Until this becomes my “reality” 24/7, I live in what Indian philosophy calls maya, the illusion of the separate self, created by the mind. This is what western society calls “normal” perception: Me, the unique personality that struggles for survival in a world that is not necessarily in my favor. It is me against the world. The others and me. This unnatural separation is what hurts so badly in the hearts of all of us.

You are not the doer. That’s what the scripts say.

Yes, I believe it is true. Yet for the individual, it isn’t true until it is. I do have to get up, make a decision, take action. Make use of my time. Go and get. This topic of doership, non-doership and how to make decisions properly, has been quite significant for me in my spiritual journey. I have come across great teachers, and with many, I discussed this topic. Answers were given, yet when life hits in, there is nothing left but my personal experience and my limited ways to cope with it at that very moment.

At times I am in the flow. Non-doership is being experienced. But then something happens. An emotional breakdown, confusion, a bump on the road… and I am lost. Suddenly there it is again… The “I”, the Ego, the separate entity that is helpless, vulnerable and lonely. That has no clue what she is doing or supposed to do. That gets it all wrong. In those moments the teachings and all my wisdom seem not to work. It is simply, utterly painful.

We have little information about what happens when we are transiting from identification to non-identification. The time in between. When we already know that this life is a dream, but we have not yet reached the goal, let’s call it enlightenment.

We do know a lot about truth. About what we really are, our true nature. We know a lot about how to improve our lives and character, we have easy access to techniques like coaching, mindfulness, psychology and so on. But for a serious meditator, who is actually and literally on the way of losing herself, there is little guidance or information available.

Because if I already know that I am a limited human being, and I know that my thoughts are the results of my conditionings, how am I ever going to make the right decision? The one that is in tune with the whole?

I guess in India that is where the guru plays an important role. The guru is the light in the darkness of maya or, as Buddhists would call it, samsara. He will tell you what to do and when, because he can see your soul and your path clearly, he knows what is best for you beyond your conditioned mind.

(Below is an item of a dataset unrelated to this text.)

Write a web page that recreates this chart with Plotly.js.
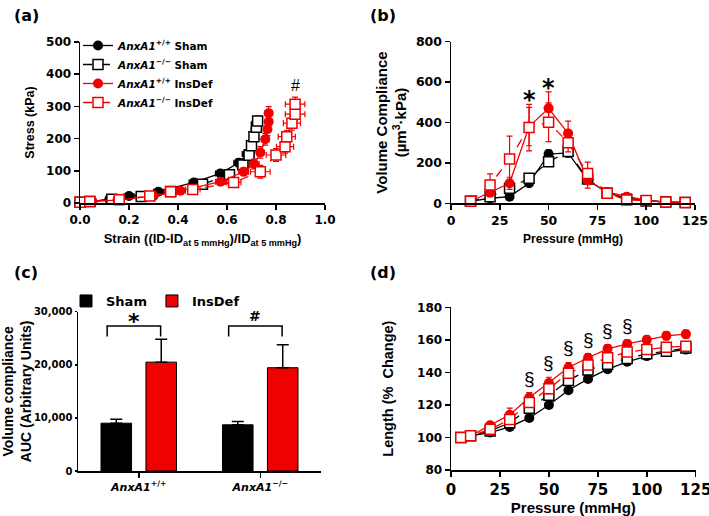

I am a serious practitioner without a guru.

At times it is hard.

The other day in a cafe I was talking to another practitioner, and he said that the spiritual path alone was tough enough, he could not imagine walking this path without a guru.

But what if you don’t find the One? What if life didn’t bring you the one who you knew you could surrender your life to? A guru is not just someone you seek and pick. He is the most significant human in your life. The Guru is the one you consciously surrender your life to, and therefore your destiny.

Being a seeker and traveling to India since I was a girl, I have seen many gurus… and I never met the One. Believe me, I had my eyes open. Yet I never wanted to fall blindly for anyone simply because he crossed my way and presented himself as a possible guru.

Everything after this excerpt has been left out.